Last week's 2021 NZ Economics Forum at Waikato University was rather good, and the whole thing was livestreamed.
You can catch video replays of the talks here.
I particularly recommend:
- John Gibson going through how differences in economic structure (like the size of the service sector) affected economic performance through the pandemic;
- Alan Bollard on difficulties of getting infrastructure built under current consenting rules;
- My colleague Matt Burgess on the merits of the Emissions Trading Scheme;
- Sharon Zollner on the economic state of play and risks inherent in growing leverage.
- Bill English's after-dinner talk was absolutely superb, but was not recorded. Sorry.
The talks I haven't linked haven't yet been broken out by the conference organisers; they're in the full-day video.

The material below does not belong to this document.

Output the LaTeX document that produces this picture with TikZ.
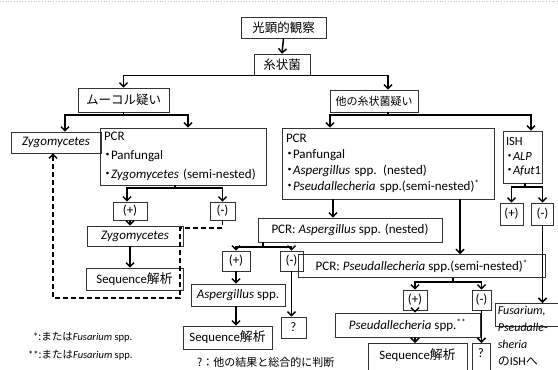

There are a few more that you might want to catch because they give a worrying insight into what's going on in some of the agencies:
- MBIE Chief Economist Donna Purdue is rather taken with Mariana Mazzucato's vision of an entrepreneurial state. Here's Alberto Mingardi's critique of that work. Here's Deirdre McCloskey's book on it with Alberto Mingardi. Here's McCloskey and Mingardi's column on their book. The Ministry of Everything seems to want to be the Ministry of Everything. It's a worry.
- Vicky Robertson from MfE on their take on Net Zero. Unfortunately, her video link in from Wellington was shaky, so she was unable to answer my question about whether they've looked at all at carbon dividends instead of tacking a pile of regulatory measures on top of the ETS.
The panel session I was in is here:
Kudos to the conference organisers. Academic conferences are often a bit of a shambles as compared to corporate ones, but this one wasn't - despite changing alert levels and consequent shifts to some presentations by Zoom.